Potential downside: Increased license management overhead. Requires accurate record keeping to manage license life cycle.
Consumptive license – This license has a periodic fee based on usage. Payment can be before or after use. Example cases: overdrafts, utility-pricing based on time or work done, etc.
Advantages: Maximum license and pricing flexibility. Price most closely related to value. Encourages steady revenue flow to publisher. Lowest initial cost for the customer. The customer is never denied a license. License policy can be changed at any time. Customers may be able to expense the license fees as they occur, perhaps monthly. Least price discounting pressure. Encourages on-going client-vendor relationship.
Potential downside: Requires most license management overhead. Reliable license usage reports must be created periodically, and mid-cycle to check against budget. Licensing must be integrated into CRM or accounts receivable systems. Customers may have issues with privacy.
This Article Describes Cloud-Based License Management and in particular several problems solved by this approach.
Traditional floating licensing requires a license server installation on the end customer’s network. Although this deployment strategy is still the most common, you can improve the situation by moving the license servers into the cloud. Let’s look at the issues where Cloud-Based License Management can be of some considerable help.
The crux of the matter is that when you deliver licenses to your customer, you lose control. When you manage your customer’s licenses in the cloud, then you retain control. It’s that simple.
Some of the advantages of delivering licenses in the cloud are…
Customer Preference – Some customers don’t want to set up a license server. They feel this is the vendor’s responsibility. Most small customers don’t have in-house IT support. Licensing in the cloud eliminates the need to install and maintain the license server locally.
Reduce Support Time – Installing a license server can sometimes cause problems. Licensing in the cloud eliminates this task altogether.
Instant Revenue – The publisher can recognize revenue immediately. No more waiting around for the customer to track down the hostid of the server.
Use Anywhere – Your customer can run your software anywhere: on virtual machines, in classrooms, labs, at off-site training, and at trade shows, etc.

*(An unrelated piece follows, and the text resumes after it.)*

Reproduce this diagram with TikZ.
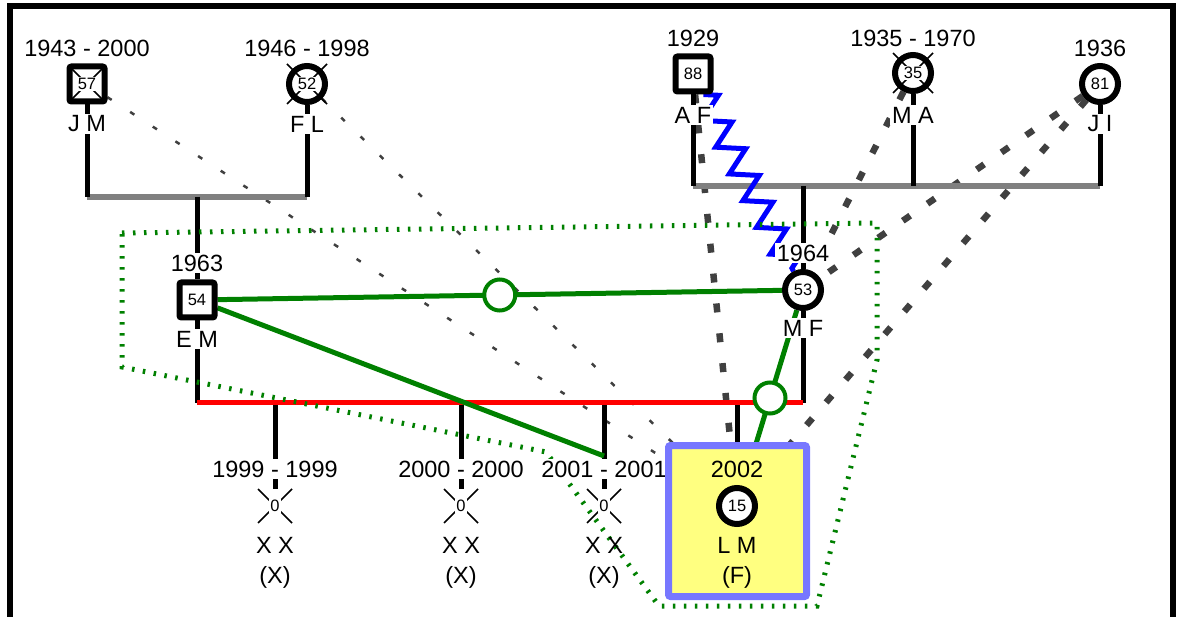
\documentclass[tikz,border=0pt]{standalone}
\usepackage{fontspec}
\setmainfont{Liberation Sans}
\usetikzlibrary{calc,backgrounds,decorations.pathmorphing}
\definecolor{gnGreen} {RGB}{  0,128,  0}
\definecolor{gnRed}   {RGB}{255,  0,  0}
\definecolor{gnBlue}  {RGB}{  0,  0,255}
\definecolor{gnGrey}  {RGB}{128,128,128}
\definecolor{gnDark}  {RGB}{ 64, 64, 64}
\definecolor{gnYellow}{RGB}{255,255,128}
\definecolor{gnViolet}{RGB}{119,119,255}
\newcommand\xmark[2]{\draw[xline] ($(#1)+(-#2,-#2)$) -- ($(#1)+(#2,#2)$)
  ($(#1)+(#2,-#2)$) -- ($(#1)+(-#2,#2)$);}

\begin{document}
\begin{tikzpicture}[
  x=1pt,y=-1pt,
  every node/.style={font=\fontsize{23.5}{26}\selectfont},
  male/.style  ={draw,line width=6pt,fill=white,rounded corners=2pt,
                 minimum size=35pt,inner sep=0pt},
  female/.style={circle,draw,line width=6pt,fill=white,
                 minimum size=36pt,inner sep=0pt},
  misc/.style  ={minimum size=34pt,inner sep=0pt},
  num/.style   ={fill=white,inner sep=1pt,font=\fontsize{16.5}{18}\selectfont},
  lbl/.style   ={fill=white,inner sep=2pt},
  focus/.style ={draw=gnViolet,fill=gnYellow,line width=7pt,rounded corners=2pt,
                 minimum width=138pt,minimum height=151pt},
  xline/.style ={line width=1.6pt},
  fam/.style   ={line width=5pt},
  couple/.style={gnGrey,line width=6pt},
  conflict/.style={gnRed,line width=5pt},
  closeline/.style={gnGreen,line width=5pt},
  closering/.style={circle,draw=gnGreen,line width=4pt,fill=white,
                 minimum size=31pt,inner sep=0pt},
  hostile/.style={gnBlue,line width=5pt,decorate,
                 decoration={zigzag,segment length=30pt,amplitude=13pt}},
  distant/.style={gnDark,line width=2.5pt,dash pattern=on 5pt off 22pt},
  cutoff/.style ={gnDark,line width=6.5pt,dash pattern=on 9pt off 21pt},
  house/.style  ={gnGreen,line width=5pt,dash pattern=on 2.5pt off 8.5pt}
]
\useasboundingbox (0,0) rectangle (1178,617);
\draw[line width=6pt] (10,630) -- (10,6) -- (1173,6) -- (1173,630);

\node[lbl]    (JMy) at (87,48)  {1943 - 2000};
\node[male]   (JM)  at (87,84)  {};
\node[lbl]    (JMn) at (87,124) {J M};
\node[lbl]    (FLy) at (307,48)  {1946 - 1998};
\node[female] (FL)  at (307,84)  {};
\node[lbl]    (FLn) at (307,124) {F L};
\node[lbl]    (AFy) at (693,38)  {1929};
\node[male]   (AF)  at (693,74)  {};
\node[lbl]    (AFn) at (693,115) {A F};
\node[lbl]    (MAy) at (913,38)  {1935 - 1970};
\node[female] (MA)  at (913,73)  {};
\node[lbl]    (MAn) at (913,115) {M A};
\node[lbl]    (JIy) at (1100,48)  {1936};
\node[female] (JI)  at (1100,84)  {};
\node[lbl]    (JIn) at (1100,124) {J I};

\node[lbl]    (EMy) at (197,263) {1963};
\node[male]   (EM)  at (197,300) {};
\node[lbl]    (EMn) at (197,339) {E M};
\node[lbl]    (MFy) at (803,253) {1964};
\node[female] (MF)  at (803,290) {};
\node[lbl]    (MFn) at (803,328) {M F};

\foreach \k/\x/\y in {K1/275/1999,K2/461/2000,K3/604/2001} {
  \node[lbl]  (y\k) at (\x,469) {\y\ - \y};
  \node[misc] (\k)  at (\x,506) {};
  \node       (n\k) at (\x,545) {X X};
  \node       (g\k) at (\x,577) {(X)};
}

\node[focus]  (LMbox) at (737.5,521) {};
\node         (LMy) at (737,469) {2002};
\node[female] (LMs) at (737,506) {};
\node         (LMn) at (737,545) {L M};
\node         (LMg) at (737,577) {(F)};

\foreach \p/\r in {JM/17,FL/20,MA/20,K1/17,K2/17,K3/17} \xmark{\p}{\r}
\foreach \p/\n in {JM/57,FL/52,AF/88,MA/35,JI/81,EM/54,MF/53,LMs/15,K1/0,K2/0,K3/0}
  \node[num] (v\p) at (\p) {\n};

\coordinate (c1l) at (87,197);
\coordinate (c1m) at (197,197);
\coordinate (c1r) at (307,197);
\coordinate (c2l) at (693,186);
\coordinate (c2m) at (803,186);
\coordinate (c2r) at (1100,186);
\coordinate (c3l) at (197,403);
\coordinate (c3r) at (803,403);
\coordinate (K3t) at (604,456);

\begin{scope}[on background layer]
\foreach \s in {JM,FL} \draw[distant] (\s) -- (LMs);
\foreach \s in {AF,JI} \draw[cutoff] (\s) -- (LMs);
\foreach \s in {MA,JI} \draw[cutoff] (\s) -- (MF);

\draw[couple] (c1l) -- (c1r);
\draw[fam] (JM) -- (c1l);
\draw[fam] (FL) -- (c1r);
\draw[fam] (c1m) -- (EM);
\draw[couple] (c2l) -- (c2r);
\foreach \p in {AF,MA,JI} \draw[fam] (\p) -- (\p |- c2l);
\draw[fam] (c2m) -- (MF);

\draw[fam] (EM) -- (c3l);
\draw[fam] (MF) -- (c3r);
\foreach \k in {K1,K2,K3,LMs} \draw[fam] (\k |- c3l) -- (\k);
\draw[conflict] (c3l) -- (c3r);

\draw[hostile] (AF) -- (MF);
\draw[closeline] (EM) -- (MF) node[closering,midway] (r1) {};
\draw[closeline] (MF) -- (LMs) node[closering,midway] (r2) {};
\draw[closeline] (EM) -- (K3t);

\draw[house] (122,233) -- (877,223) -- (877,360) -- (817,606) -- (659,606)
  -- (546,452) -- (122,367) -- cycle;
\end{scope}
\end{tikzpicture}
\end{document}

License Rehosting – Traditional floating licensing makes it difficult to securely rehost a customer’s license server when it fails or when it is decommissioned. This is not an issue with licensing in the cloud.
Suspend/Reinstate Licenses – Traditional floating licensing also made it difficult to terminate or suspend licenses. With the license server in the cloud, you can easily deal with non-payment or lapsed subscriptions.
Modify license inventories – With cloud-based license management, it is easy to change license counts up or down, and handle version upgrades.
Usage-based licensing – Pricing software based on usage relies on accurate records. In traditional license server deployments, license usage data is collected at the customer site, making it difficult to collect. With cloud-based license management, the report log containing the usage data is on the cloud, not at your customer’s facility.
Always up-to-date – Your cloud-licensed customers take advantage of upgrades to the server software immediately when released. Backward compatibility of the client-side ensures this.
Failover Servers – Maximize license server up-time with automatic failover server setup, at multiple datacenters.